## WHAT NEEDS TO BE DONE
Everything from the opening line of the records below through the line with "hs_cross = (27.5, 0.84)" must be duplicated exactly, pictures left out.

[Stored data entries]

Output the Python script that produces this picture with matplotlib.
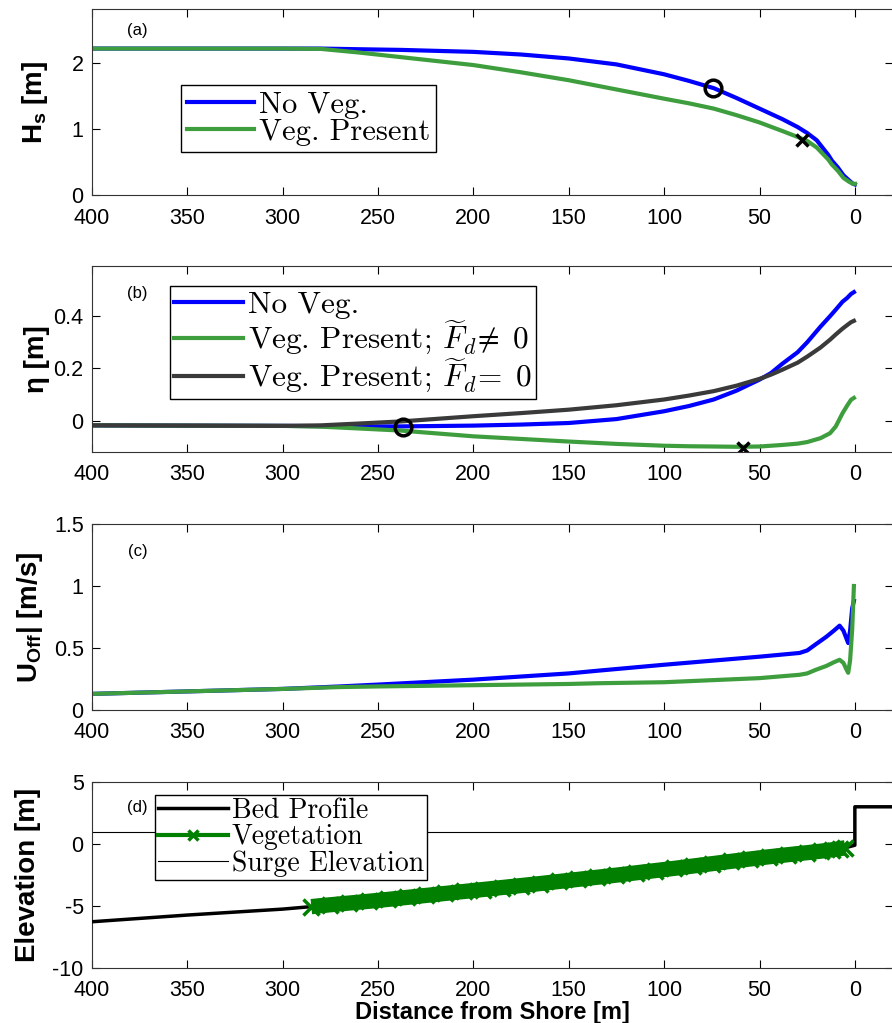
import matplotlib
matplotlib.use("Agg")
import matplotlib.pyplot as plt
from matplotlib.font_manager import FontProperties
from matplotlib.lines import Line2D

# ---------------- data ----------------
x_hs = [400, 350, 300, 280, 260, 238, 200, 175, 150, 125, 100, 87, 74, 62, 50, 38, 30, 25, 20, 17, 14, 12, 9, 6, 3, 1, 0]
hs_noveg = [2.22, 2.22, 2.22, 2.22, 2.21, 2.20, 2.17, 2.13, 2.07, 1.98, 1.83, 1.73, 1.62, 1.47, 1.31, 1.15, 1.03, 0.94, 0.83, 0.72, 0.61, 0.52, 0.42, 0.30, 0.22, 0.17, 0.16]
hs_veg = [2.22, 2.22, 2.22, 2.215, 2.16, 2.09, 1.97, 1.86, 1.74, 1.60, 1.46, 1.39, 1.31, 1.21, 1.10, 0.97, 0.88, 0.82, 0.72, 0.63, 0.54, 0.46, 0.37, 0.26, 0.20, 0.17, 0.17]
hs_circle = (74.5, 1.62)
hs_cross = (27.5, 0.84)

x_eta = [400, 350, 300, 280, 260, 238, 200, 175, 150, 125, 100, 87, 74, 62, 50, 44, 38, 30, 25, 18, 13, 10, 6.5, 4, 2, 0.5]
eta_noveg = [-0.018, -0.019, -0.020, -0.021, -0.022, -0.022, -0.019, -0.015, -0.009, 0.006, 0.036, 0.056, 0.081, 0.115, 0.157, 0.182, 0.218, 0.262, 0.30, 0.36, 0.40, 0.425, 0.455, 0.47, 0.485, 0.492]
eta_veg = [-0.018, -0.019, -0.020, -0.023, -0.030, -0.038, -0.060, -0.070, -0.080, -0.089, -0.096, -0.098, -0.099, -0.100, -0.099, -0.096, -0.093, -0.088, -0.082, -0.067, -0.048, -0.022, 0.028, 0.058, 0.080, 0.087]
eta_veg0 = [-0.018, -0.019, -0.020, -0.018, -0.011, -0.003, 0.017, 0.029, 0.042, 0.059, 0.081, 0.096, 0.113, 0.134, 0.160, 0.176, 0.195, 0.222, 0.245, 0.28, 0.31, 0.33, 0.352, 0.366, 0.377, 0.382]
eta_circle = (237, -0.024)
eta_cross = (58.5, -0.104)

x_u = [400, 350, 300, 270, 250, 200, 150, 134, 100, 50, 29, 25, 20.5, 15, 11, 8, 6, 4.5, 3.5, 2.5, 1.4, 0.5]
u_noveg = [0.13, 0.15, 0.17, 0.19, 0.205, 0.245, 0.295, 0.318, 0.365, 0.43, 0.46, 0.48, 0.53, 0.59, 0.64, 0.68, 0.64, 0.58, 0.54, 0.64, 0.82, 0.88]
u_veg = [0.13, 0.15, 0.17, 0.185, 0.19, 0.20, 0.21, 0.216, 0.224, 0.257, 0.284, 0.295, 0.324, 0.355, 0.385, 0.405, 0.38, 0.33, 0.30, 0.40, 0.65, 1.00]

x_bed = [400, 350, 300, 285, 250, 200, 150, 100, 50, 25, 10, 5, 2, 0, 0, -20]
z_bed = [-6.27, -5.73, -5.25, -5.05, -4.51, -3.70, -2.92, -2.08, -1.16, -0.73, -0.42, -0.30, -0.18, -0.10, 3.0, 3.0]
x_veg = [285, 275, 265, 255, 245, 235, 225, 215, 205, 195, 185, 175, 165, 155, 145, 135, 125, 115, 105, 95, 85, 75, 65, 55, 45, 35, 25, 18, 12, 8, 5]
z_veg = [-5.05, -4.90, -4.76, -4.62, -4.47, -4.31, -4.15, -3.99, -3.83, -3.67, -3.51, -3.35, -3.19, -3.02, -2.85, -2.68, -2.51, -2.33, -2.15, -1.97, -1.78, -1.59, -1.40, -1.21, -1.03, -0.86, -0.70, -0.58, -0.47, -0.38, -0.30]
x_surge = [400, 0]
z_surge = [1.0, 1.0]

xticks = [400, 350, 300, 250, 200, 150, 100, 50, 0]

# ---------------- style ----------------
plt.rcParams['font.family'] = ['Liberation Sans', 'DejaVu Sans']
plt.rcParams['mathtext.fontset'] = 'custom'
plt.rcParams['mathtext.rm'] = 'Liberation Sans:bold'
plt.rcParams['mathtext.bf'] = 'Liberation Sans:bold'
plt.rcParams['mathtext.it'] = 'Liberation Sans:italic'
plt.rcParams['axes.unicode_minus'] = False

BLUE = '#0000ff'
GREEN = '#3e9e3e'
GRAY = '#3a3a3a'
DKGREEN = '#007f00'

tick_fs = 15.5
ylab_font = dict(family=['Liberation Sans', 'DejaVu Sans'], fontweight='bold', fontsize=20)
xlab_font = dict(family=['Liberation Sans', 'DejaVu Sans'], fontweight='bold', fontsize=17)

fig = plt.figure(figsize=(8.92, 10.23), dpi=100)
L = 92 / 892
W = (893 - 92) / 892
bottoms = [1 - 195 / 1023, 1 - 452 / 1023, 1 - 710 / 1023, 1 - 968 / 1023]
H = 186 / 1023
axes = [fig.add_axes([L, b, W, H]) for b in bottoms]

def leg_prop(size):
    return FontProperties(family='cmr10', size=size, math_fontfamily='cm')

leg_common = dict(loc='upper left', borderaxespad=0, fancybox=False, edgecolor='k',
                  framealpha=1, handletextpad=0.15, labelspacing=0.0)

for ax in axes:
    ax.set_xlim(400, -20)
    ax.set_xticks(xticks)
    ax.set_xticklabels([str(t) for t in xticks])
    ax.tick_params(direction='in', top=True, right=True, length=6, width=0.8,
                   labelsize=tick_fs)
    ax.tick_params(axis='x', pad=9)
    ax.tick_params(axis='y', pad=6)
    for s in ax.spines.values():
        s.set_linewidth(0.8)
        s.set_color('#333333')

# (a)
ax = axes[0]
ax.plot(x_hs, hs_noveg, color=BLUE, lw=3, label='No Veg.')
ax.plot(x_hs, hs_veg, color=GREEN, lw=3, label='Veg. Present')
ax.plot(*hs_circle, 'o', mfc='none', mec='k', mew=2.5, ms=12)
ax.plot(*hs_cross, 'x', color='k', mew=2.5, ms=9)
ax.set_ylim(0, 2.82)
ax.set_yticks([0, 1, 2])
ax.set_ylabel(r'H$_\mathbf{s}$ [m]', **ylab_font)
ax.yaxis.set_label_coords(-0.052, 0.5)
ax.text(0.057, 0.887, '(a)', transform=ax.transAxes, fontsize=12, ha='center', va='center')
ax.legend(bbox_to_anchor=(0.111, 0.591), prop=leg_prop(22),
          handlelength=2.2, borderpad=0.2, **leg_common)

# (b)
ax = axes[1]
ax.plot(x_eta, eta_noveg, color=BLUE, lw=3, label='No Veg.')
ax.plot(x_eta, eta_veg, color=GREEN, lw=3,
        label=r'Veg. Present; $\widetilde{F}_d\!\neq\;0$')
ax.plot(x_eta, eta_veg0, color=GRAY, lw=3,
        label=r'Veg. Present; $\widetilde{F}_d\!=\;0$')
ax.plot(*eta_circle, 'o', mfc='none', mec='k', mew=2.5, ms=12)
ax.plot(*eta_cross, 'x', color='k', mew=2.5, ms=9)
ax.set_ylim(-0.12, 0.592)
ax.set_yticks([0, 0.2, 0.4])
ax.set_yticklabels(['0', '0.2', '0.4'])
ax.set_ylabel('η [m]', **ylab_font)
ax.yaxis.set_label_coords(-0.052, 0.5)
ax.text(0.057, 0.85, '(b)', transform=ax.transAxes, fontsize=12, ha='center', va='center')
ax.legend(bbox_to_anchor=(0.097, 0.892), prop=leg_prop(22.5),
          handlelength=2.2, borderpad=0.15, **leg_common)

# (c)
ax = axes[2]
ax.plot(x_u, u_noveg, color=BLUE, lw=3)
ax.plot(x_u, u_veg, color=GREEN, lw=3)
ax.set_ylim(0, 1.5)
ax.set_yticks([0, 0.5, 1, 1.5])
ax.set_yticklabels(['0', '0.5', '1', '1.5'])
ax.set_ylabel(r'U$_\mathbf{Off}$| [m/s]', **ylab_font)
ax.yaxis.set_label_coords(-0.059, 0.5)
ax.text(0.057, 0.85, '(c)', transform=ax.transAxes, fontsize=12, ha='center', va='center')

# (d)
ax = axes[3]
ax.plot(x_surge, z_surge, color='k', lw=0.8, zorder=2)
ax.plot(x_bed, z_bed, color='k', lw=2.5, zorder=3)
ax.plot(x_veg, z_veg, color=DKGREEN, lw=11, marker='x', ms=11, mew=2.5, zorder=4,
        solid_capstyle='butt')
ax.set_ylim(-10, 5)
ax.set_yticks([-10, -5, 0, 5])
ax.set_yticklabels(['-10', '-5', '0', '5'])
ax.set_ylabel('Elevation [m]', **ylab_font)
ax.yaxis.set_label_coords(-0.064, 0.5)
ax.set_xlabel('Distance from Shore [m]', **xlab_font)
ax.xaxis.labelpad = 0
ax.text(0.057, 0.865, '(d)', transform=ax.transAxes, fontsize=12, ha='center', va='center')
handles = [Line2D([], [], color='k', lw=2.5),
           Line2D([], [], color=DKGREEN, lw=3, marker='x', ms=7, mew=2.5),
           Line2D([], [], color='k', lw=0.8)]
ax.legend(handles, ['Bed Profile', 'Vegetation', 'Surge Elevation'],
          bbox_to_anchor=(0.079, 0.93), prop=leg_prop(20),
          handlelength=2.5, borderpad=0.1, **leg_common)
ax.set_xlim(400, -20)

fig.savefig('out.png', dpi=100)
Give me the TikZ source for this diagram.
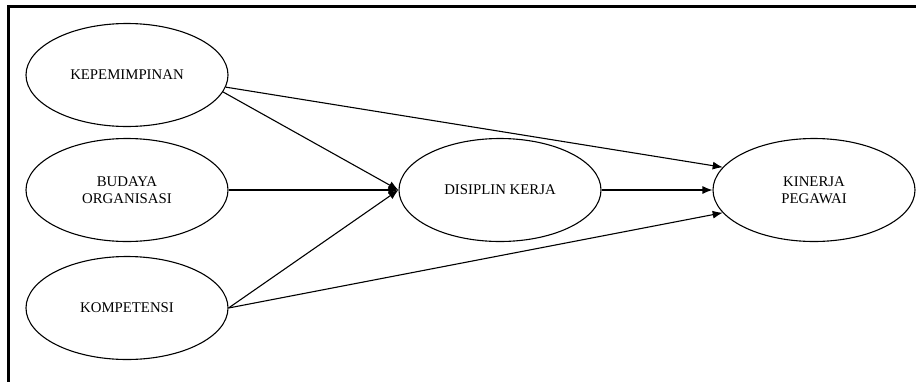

## TASK RESULT
Output the Python script that produces this picture with matplotlib.
import matplotlib
matplotlib.use("Agg")
import matplotlib.pyplot as plt
from matplotlib.font_manager import FontProperties
from matplotlib.lines import Line2D

# ---------------- data ----------------
x_hs = [400, 350, 300, 280, 260, 238, 200, 175, 150, 125, 100, 87, 74, 62, 50, 38, 30, 25, 20, 17, 14, 12, 9, 6, 3, 1, 0]
hs_noveg = [2.22, 2.22, 2.22, 2.22, 2.21, 2.20, 2.17, 2.13, 2.07, 1.98, 1.83, 1.73, 1.62, 1.47, 1.31, 1.15, 1.03, 0.94, 0.83, 0.72, 0.61, 0.52, 0.42, 0.30, 0.22, 0.17, 0.16]
hs_veg = [2.22, 2.22, 2.22, 2.215, 2.16, 2.09, 1.97, 1.86, 1.74, 1.60, 1.46, 1.39, 1.31, 1.21, 1.10, 0.97, 0.88, 0.82, 0.72, 0.63, 0.54, 0.46, 0.37, 0.26, 0.20, 0.17, 0.17]
hs_circle = (74.5, 1.62)
hs_cross = (27.5, 0.84)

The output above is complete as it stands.